After many years of struggle, 2018 proved to be the turning point for Walmart as the world’s largest retailer now has a viable e-commerce business. The company succeeded despite economic slowdown worsened by the U.S-China trade dispute and increasing competition in the world of digital selling. While Amazon still holds the sway when it comes to digital marketing, Walmart is gradually closing its gap with the e-commerce giant.
The first quarter of 2019 witnessed Walmart’s comparable same-store sales growth of 3.4%, the best in 9 years, and a grand total of $80.3 billion in net revenue out of which the e-commerce segment accounted for 1.4%. The company revealed that e-commerce sales grew 37% compared to the year ago.

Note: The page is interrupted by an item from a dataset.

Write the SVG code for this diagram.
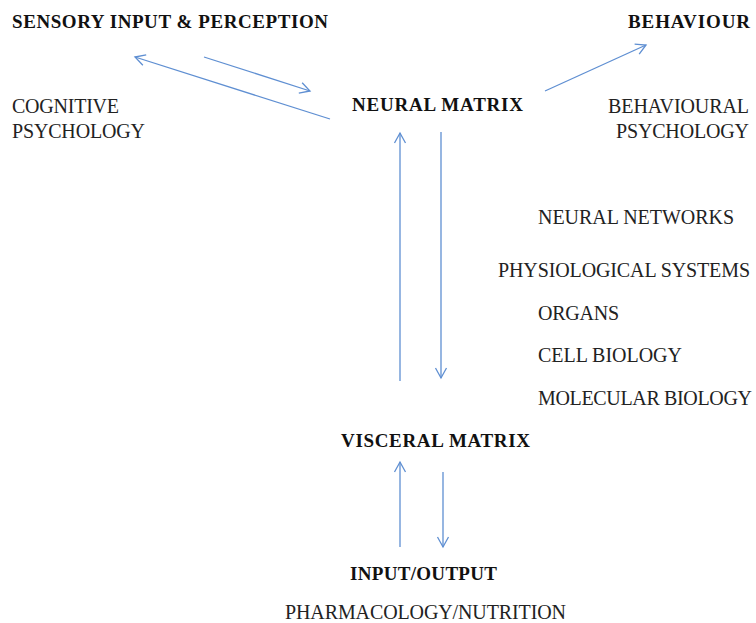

In comparison, Amazon’s online sales stores increased by 10% to $29.5 billion, and physical stores were up a meager 1% to $4.3 billion after plunging 3% in Q4.
According to the U.S. Census Bureau, e-commerce grew 10.4% during the first four months of 2019. While Amazon is definitely growing, it is Walmart that is posting above-average expansion through retaking some of its lost markets via the digital channel.
Walmart is also investing heavily into the overseas market as well including its majority-owned stake in India’s largest e-commerce site Flipkart as well as a partnership with Japan’s Rakuten.
So even if it may look like Amazon is a better-placed company, as far as an e-commerce business is concerned, the credit is due to Walmart.